Clasificar la literatura de Víctor del Árbol (Barcelona, 1968) es tan difícil como clasificar a su autor. Ex mosso d'esquadra, sus libros hurgan en las heridas del pasado reciente, en historias que preferimos dejar de lado; muestran la importancia de los recuerdos, de un pasado que siempre vuelve, de las heridas que no se cierran; nos dan una bofetada al ponernos frente a unos personajes que se mueven, como todos, por motivos egoístas, actores complejos de unas tramas nada sencillas; atrapan alejándose de los recursos fáciles, obligan a parar, a respirar, a pensar si no seremos un poco como ese personaje al que creemos que odiamos.

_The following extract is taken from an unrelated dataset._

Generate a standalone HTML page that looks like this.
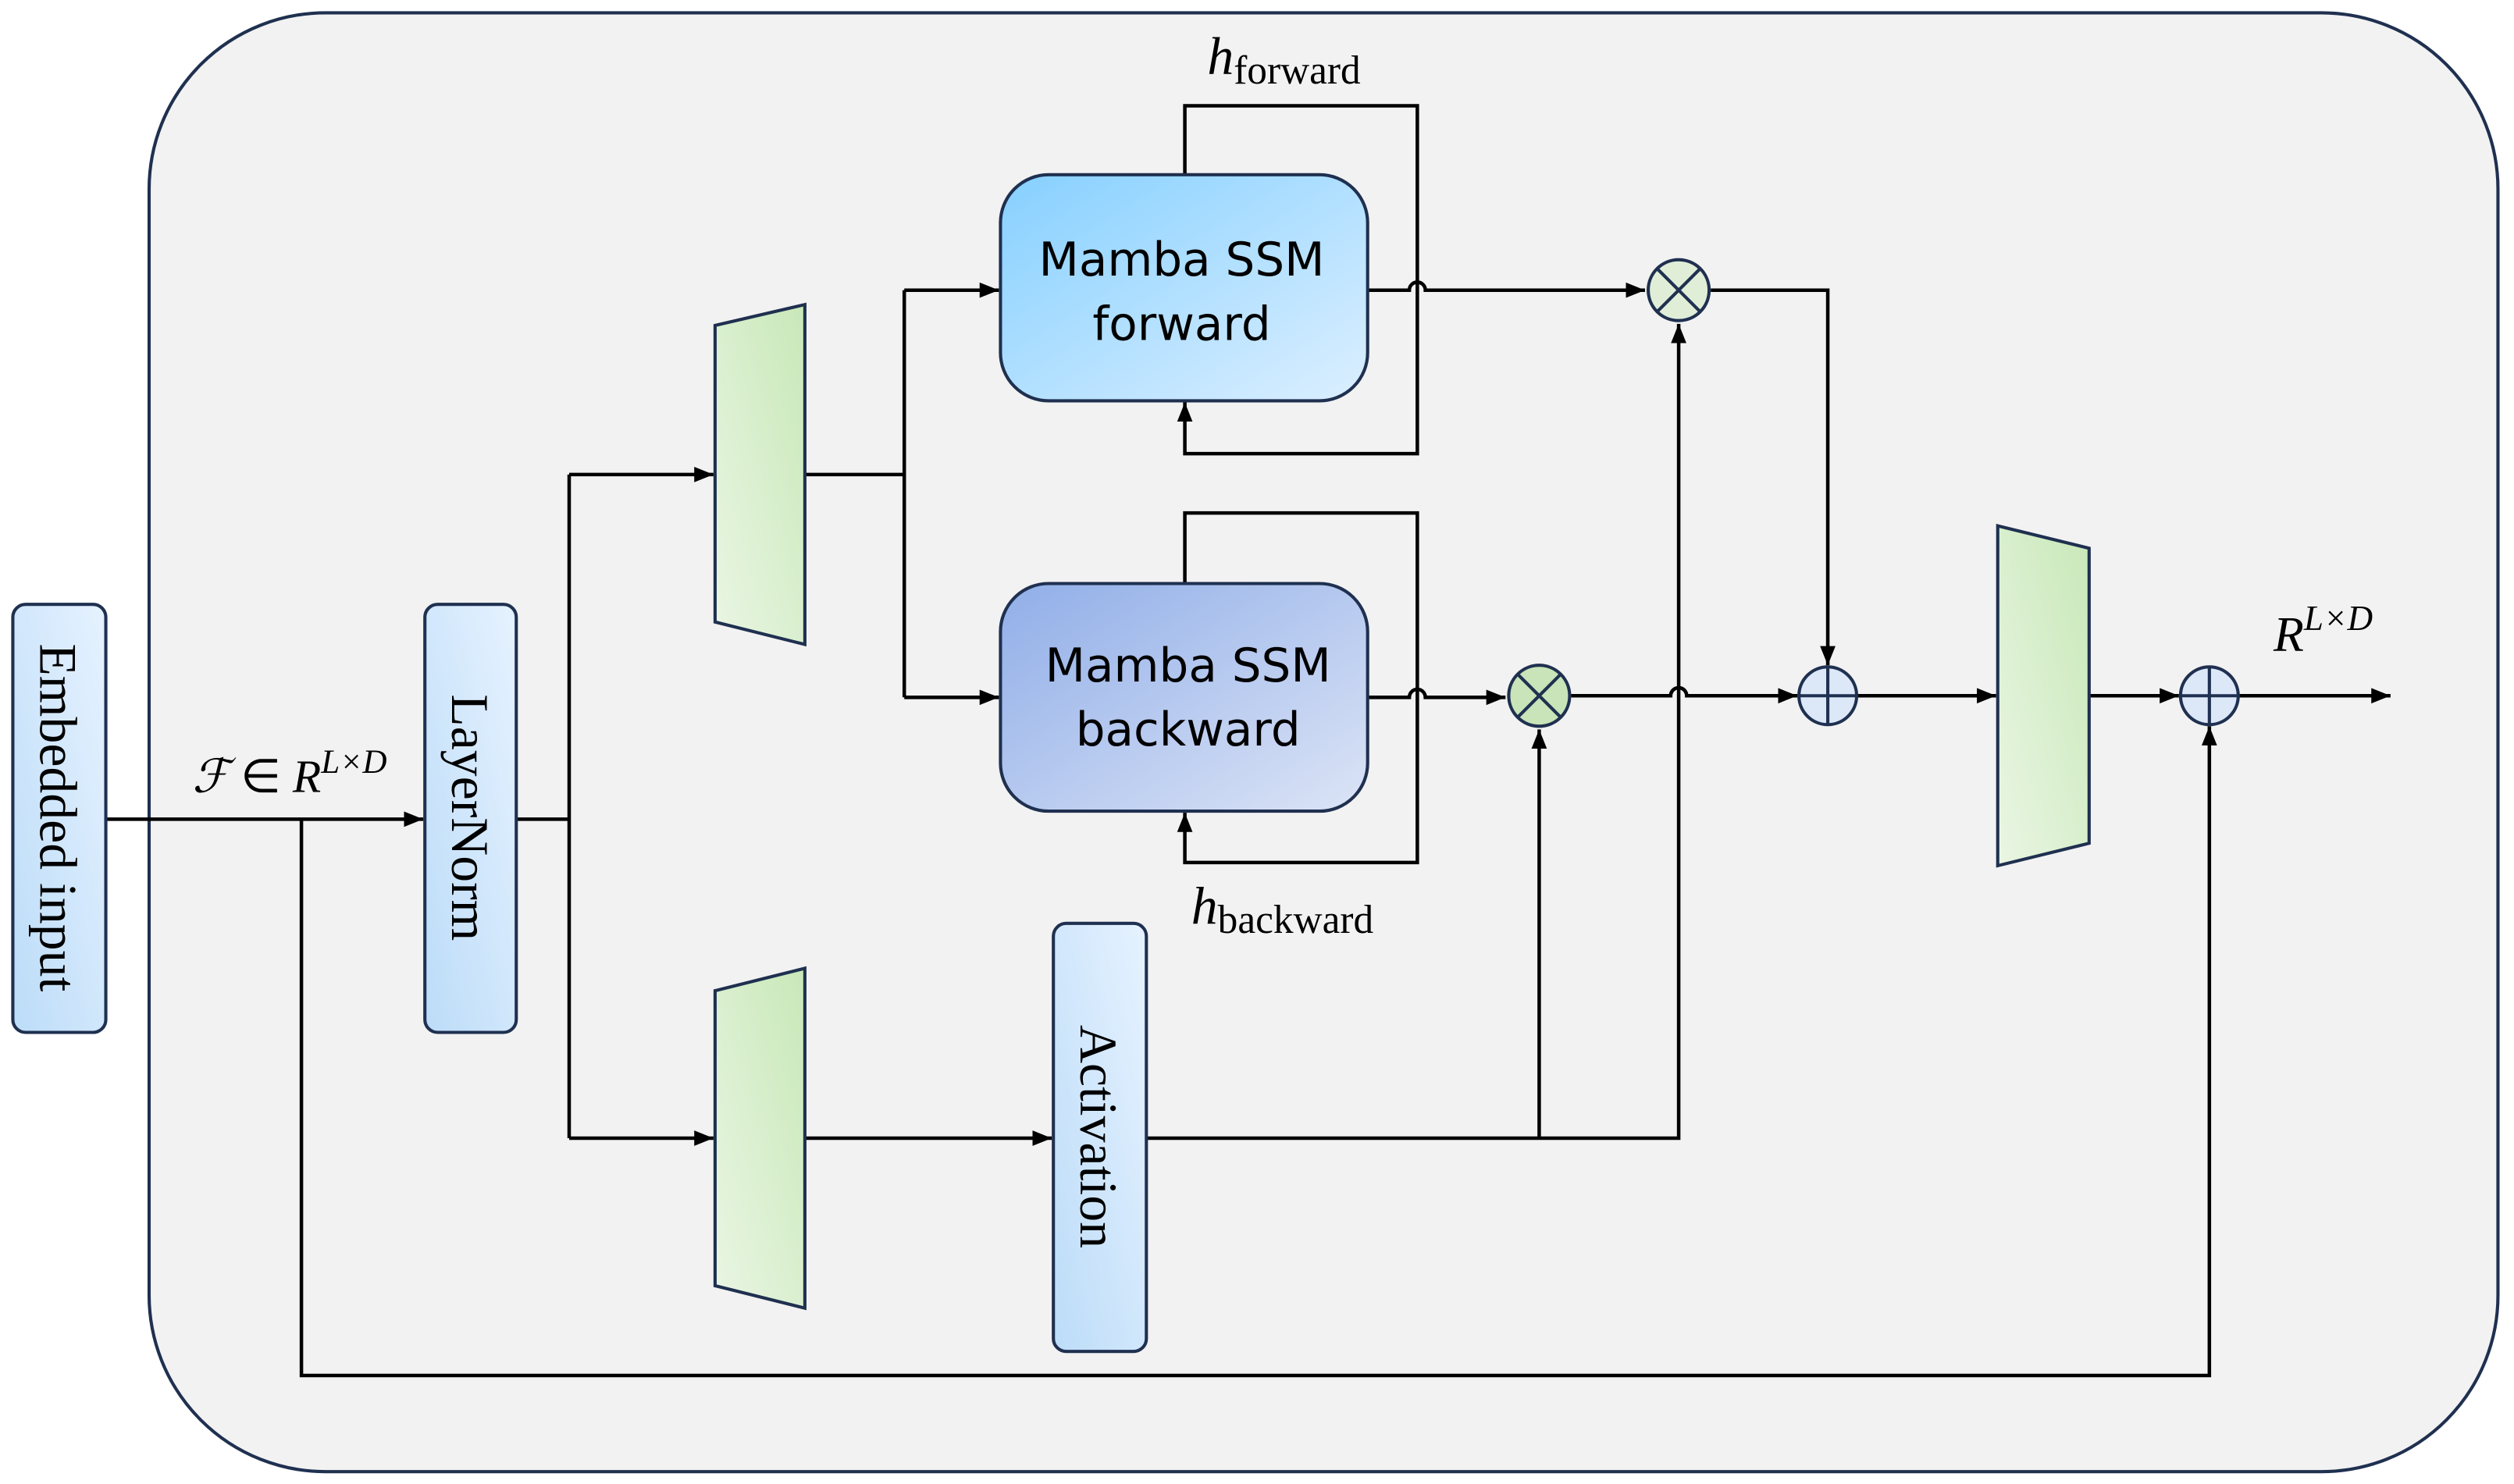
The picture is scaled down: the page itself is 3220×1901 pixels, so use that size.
<!DOCTYPE html>
<html><head><meta charset="utf-8"><style>html,body{margin:0;padding:0;background:#fff}svg{display:block}</style></head>
<body>
<svg width="3220" height="1901" viewBox="0 0 1568 925.7" preserveAspectRatio="none" xmlns="http://www.w3.org/2000/svg">
<defs>
<linearGradient id="gb" x1="0" y1="1" x2="1" y2="0"><stop offset="0" stop-color="#bcdcf8"/><stop offset="1" stop-color="#e6f2ff"/></linearGradient>
<linearGradient id="gg" x1="1" y1="0" x2="0" y2="1"><stop offset="0" stop-color="#c8e8b8"/><stop offset="1" stop-color="#eaf6e4"/></linearGradient>
<linearGradient id="gf" x1="0" y1="0" x2="1" y2="1"><stop offset="0" stop-color="#86d0ff"/><stop offset="1" stop-color="#dcefff"/></linearGradient>
<linearGradient id="gk" x1="0" y1="0" x2="1" y2="1"><stop offset="0" stop-color="#90aee8"/><stop offset="1" stop-color="#dce4f6"/></linearGradient>
<marker id="b" viewBox="0 0 10 10" refX="10" refY="5" markerWidth="12" markerHeight="12" orient="auto" markerUnits="userSpaceOnUse"><path d="M0,1 L10,5 L0,9 z" fill="#000"/></marker>
</defs>
<rect x="93" y="8" width="1465" height="910" rx="110" fill="#f2f2f2" stroke="#1f3050" stroke-width="2"/>
<g fill="none" stroke="#000" stroke-width="2.2">
<path d="M66,511 H264" marker-end="url(#b)"/>
<path d="M188,511 V858 H1378 V453" marker-end="url(#b)"/>
<path d="M322,511 H355"/>
<path d="M355,296 V710"/>
<path d="M355,296 H445" marker-end="url(#b)"/>
<path d="M355,710 H445" marker-end="url(#b)"/>
<path d="M502,296 H564"/>
<path d="M564,181 V435"/>
<path d="M564,181 H623" marker-end="url(#b)"/>
<path d="M564,435 H623" marker-end="url(#b)"/>
<path d="M739,109 V66 H884 V283 H739 V251" marker-end="url(#b)"/>
<path d="M739,364 V320 H884 V538 H739 V507" marker-end="url(#b)"/>
<path d="M853,181 H879 A5,5 0 0 1 889,181 H1026" marker-end="url(#b)"/>
<path d="M853,435 H879 A5,5 0 0 1 889,435 H939" marker-end="url(#b)"/>
<path d="M980,434 H1042 A5,5 0 0 1 1052,434 H1121" marker-end="url(#b)"/>
<path d="M1067,181 H1140 V415" marker-end="url(#b)"/>
<path d="M502,710 H656" marker-end="url(#b)"/>
<path d="M715,710 H1047 V202" marker-end="url(#b)"/>
<path d="M960,710 V455" marker-end="url(#b)"/>
<path d="M1158,434 H1245" marker-end="url(#b)"/>
<path d="M1303,434 H1359" marker-end="url(#b)"/>
<path d="M1396,434 H1491" marker-end="url(#b)"/>
</g>
<g stroke="#1f3050" stroke-width="2">
<rect x="8" y="377" width="58" height="267" rx="8" fill="url(#gb)"/>
<rect x="265" y="377" width="57" height="267" rx="8" fill="url(#gb)"/>
<rect x="657" y="576" width="58" height="267" rx="8" fill="url(#gb)"/>
<polygon points="446,203 502,190 502,402 446,388" fill="url(#gg)"/>
<polygon points="446,618 502,604 502,816 446,802" fill="url(#gg)"/>
<polygon points="1246,328 1303,342 1303,526 1246,540" fill="url(#gg)"/>
<rect x="624" y="109" width="229" height="141" rx="30" fill="url(#gf)"/>
<rect x="624" y="364" width="229" height="142" rx="30" fill="url(#gk)"/>
<circle cx="1047" cy="181" r="19" fill="#e0eed8"/>
<path d="M1034,168 L1060,194 M1060,168 L1034,194" fill="none"/>
<circle cx="960" cy="434" r="19" fill="#c8e4b8"/>
<path d="M947,421 L973,447 M973,421 L947,447" fill="none"/>
<circle cx="1140" cy="434" r="18" fill="#dce8f8"/>
<path d="M1122,434 H1158 M1140,416 V452" fill="none"/>
<circle cx="1378" cy="434" r="18" fill="#dce8f8"/>
<path d="M1360,434 H1396 M1378,416 V452" fill="none"/>
</g>
<g font-family="Liberation Serif, serif" font-size="33" fill="#000">
<text transform="translate(25,510) rotate(90)" text-anchor="middle">Embedded input</text>
<text transform="translate(282,510) rotate(90)" text-anchor="middle">LayerNorm</text>
<text transform="translate(674,709) rotate(90)" text-anchor="middle">Activation</text>
</g>
<g font-family="DejaVu Sans, Liberation Sans, sans-serif" font-size="29" fill="#000" text-anchor="middle">
<text x="737" y="172">Mamba SSM</text>
<text x="737" y="212">forward</text>
<text x="741" y="425">Mamba SSM</text>
<text x="741" y="465">backward</text>
</g>
<g font-family="Liberation Serif, serif" fill="#000">
<text x="120" y="494" font-size="29"><tspan font-style="italic">ℱ</tspan> ∈ <tspan font-style="italic">R</tspan><tspan font-style="italic" font-size="21" dy="-12">L×D</tspan></text>
<text x="1418" y="406" font-size="31" font-style="italic">R<tspan font-size="22" dy="-13">L×D</tspan></text>
<text x="753" y="46" font-size="33" font-style="italic">h<tspan font-style="normal" font-size="25" dy="6">forward</tspan></text>
<text x="743" y="576" font-size="33" font-style="italic">h<tspan font-style="normal" font-size="25" dy="6">backward</tspan></text>
</g>
</svg>
</body></html>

El autor de La tristeza del samurái(Alrevés) vuelve con Un millón de gotas (Destino), una novela en la que el lector es llevado de la mano por una historia de búsquedas, venganzas y gritos de libertad.

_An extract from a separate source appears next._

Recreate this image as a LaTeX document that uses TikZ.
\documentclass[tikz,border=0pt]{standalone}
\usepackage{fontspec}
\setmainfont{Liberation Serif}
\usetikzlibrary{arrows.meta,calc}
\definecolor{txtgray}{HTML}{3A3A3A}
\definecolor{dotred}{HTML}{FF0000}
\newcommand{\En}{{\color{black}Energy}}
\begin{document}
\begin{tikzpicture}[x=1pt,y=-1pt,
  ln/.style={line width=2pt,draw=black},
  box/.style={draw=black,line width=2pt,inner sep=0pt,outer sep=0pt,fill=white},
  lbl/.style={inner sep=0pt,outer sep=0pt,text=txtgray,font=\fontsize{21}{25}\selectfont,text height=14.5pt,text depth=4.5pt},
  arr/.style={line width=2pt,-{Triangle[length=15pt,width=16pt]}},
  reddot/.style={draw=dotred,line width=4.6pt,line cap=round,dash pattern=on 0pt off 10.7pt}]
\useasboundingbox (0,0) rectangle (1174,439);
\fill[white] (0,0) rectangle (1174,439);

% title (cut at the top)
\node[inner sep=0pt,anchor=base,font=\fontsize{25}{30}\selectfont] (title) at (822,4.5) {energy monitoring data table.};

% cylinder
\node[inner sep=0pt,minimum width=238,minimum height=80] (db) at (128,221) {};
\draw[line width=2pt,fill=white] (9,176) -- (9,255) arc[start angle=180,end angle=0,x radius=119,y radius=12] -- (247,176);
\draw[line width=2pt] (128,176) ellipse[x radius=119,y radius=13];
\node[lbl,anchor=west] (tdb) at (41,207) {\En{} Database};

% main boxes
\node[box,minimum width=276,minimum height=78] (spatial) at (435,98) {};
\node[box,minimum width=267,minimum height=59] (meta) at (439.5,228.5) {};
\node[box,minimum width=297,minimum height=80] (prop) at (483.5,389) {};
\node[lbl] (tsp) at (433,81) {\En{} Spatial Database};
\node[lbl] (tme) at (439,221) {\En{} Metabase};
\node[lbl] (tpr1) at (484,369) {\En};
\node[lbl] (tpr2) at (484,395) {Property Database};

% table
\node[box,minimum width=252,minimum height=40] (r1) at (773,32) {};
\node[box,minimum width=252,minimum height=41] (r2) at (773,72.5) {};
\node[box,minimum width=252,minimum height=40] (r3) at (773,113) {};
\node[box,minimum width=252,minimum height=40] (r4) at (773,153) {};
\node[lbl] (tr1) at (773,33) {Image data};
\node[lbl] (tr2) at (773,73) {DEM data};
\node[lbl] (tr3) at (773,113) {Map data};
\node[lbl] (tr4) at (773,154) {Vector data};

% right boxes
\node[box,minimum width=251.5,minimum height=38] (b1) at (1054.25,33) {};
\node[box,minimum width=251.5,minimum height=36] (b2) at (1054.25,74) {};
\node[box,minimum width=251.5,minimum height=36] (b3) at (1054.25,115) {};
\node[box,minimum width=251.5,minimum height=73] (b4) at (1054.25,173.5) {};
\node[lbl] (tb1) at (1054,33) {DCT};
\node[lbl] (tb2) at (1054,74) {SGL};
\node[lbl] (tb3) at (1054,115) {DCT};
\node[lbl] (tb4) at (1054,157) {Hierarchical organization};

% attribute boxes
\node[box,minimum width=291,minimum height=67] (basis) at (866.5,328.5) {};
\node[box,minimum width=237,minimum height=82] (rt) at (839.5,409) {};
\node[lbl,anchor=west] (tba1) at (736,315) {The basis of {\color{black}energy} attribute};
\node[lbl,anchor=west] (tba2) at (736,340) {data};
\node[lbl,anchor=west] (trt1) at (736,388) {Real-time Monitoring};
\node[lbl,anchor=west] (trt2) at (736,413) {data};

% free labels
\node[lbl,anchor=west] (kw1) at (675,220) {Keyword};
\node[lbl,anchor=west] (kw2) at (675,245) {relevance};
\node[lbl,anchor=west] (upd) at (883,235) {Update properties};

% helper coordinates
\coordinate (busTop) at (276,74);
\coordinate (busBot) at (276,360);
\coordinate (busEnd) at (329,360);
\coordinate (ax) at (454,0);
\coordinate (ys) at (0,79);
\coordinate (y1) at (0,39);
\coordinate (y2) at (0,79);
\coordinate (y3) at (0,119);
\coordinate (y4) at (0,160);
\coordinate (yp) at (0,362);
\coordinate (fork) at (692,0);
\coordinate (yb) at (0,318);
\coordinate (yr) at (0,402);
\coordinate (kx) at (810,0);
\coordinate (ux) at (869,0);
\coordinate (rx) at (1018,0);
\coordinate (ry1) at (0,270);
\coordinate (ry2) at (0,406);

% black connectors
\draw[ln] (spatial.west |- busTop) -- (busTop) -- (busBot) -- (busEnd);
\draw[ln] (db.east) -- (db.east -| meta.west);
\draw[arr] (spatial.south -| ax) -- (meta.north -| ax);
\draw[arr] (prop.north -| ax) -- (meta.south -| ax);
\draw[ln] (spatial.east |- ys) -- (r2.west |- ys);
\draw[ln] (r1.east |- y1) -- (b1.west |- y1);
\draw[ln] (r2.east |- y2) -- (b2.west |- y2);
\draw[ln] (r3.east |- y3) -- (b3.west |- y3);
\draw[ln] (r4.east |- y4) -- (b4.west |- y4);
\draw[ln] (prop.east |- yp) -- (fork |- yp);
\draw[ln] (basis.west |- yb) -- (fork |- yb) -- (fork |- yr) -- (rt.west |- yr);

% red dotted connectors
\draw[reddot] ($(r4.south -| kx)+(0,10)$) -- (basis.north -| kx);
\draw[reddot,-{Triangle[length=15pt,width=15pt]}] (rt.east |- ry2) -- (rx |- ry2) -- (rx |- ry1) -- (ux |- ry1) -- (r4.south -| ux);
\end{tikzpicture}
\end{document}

Gonzalo es un hombre bueno que lucha por sacar adelante a su familia y mantener la independencia de su bufete. No es un gran abogado pero se apaña; tiene problemas con su mujer y sus hijos pero los quiere; no es rico pero tiene una posición más que acomodada. Y, sobre todo, no tiene nada que ocultar. La noticia de que ha muerto su hermana, agente de policía a la que le unió un vínculo muy fuerte en la infancia, da la vuelta por completo a esta anodina existencia. Gonzalo se lanza de lleno a la búsqueda de los verdaderos motivos que se esconden tras el suicidio de Laura, una historia con mafias, especulación urbanística, abogados sin escrúpulos y policías corruptos.

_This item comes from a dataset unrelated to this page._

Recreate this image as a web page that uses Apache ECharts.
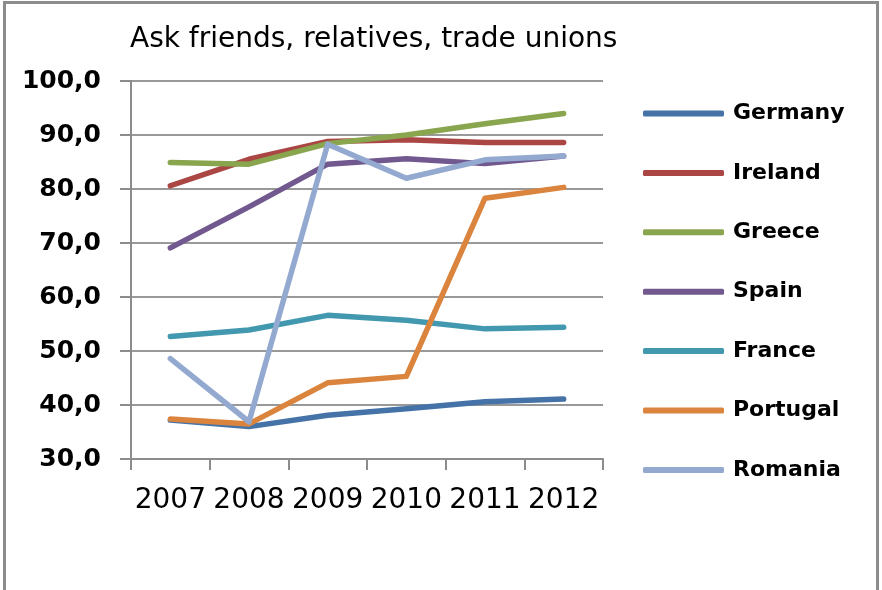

La muerte de Laura es esa pequeña gota que empieza a quebrar la piedra, que abre la vía del dolor. Pero la grandeza de Un millón de gotas no está en este planteamiento clásico del que no conviene desvelar más, sino en las ideas que desencadenan todo y que recorren la obra de Víctor del Árbol. A saber: las casualidades no existen, son “sólo una apariencia en la que se escudan los que no necesitan saber más”, como dice el agente Alcázar; el pasado permanece y nos devuelve la visita; todos nos movemos por intereses más o menos personales pero siempre, siempre, nuestros actos tienen consecuencias y pagamos por ellos.
A partir de ahí, el desastre inevitable, la lucha por la supervivencia y la verdad de unos, que es la mentira, la muerte o la negación para otros. Con este planteamiento y estos ingredientes, el autor nos propone una revisión del pasado del padre de Gonzalo, Elías, un héroe de la lucha izquierdista que igual no fue tan heroico, una figura oscura a veces, radiante otras, que se mueve por la trastienda de la utopía comunista y los horrores del siglo XX: voluntario en la Unión Soviética, esclavo en la isla de Nazino, héroe en la Guerra Civil, víctima de la represión estalinista, prisionero en Argèles… Como me ocurre con Eduardo, ese pintor perdido y arrasado por la vida, en Respirar por la herida o con María enLa tristeza del samurái, (Prix du Polar Européen 2012) entiendo a estos personajes, justifico sus malos actos, me conmuevo con su dolor pero también les odio cuando hacen daño, me asqueo cuando quiero que actúen mal. Y ese alejamiento de cualquier maniqueísmo se agradece.
Dice Caterina, también conocida como Esperanza, en un momento del libro:
“No sé dónde está el bien y dónde está el mal, Elías. Sé que las generaciones que vengan nos juzgarán y no serán benévolas con nosotros. ¿Por qué habrán de serlo? ¿Acaso somos merecedores de su perdón, de su piedad? ¿Acaso la necesitamos?
A través de los saltos temporales, de la década de los treinta a un pasado reciente y vuelta al siglo XX, el lector siente que la historia se precipita de manera irremediable hacia un final nada complaciente, pero así es la vida y así es la buena novela negra. Que nadie espere regalos en Un millón de gotas, que nadie espere un respiro. Lean y disfruten.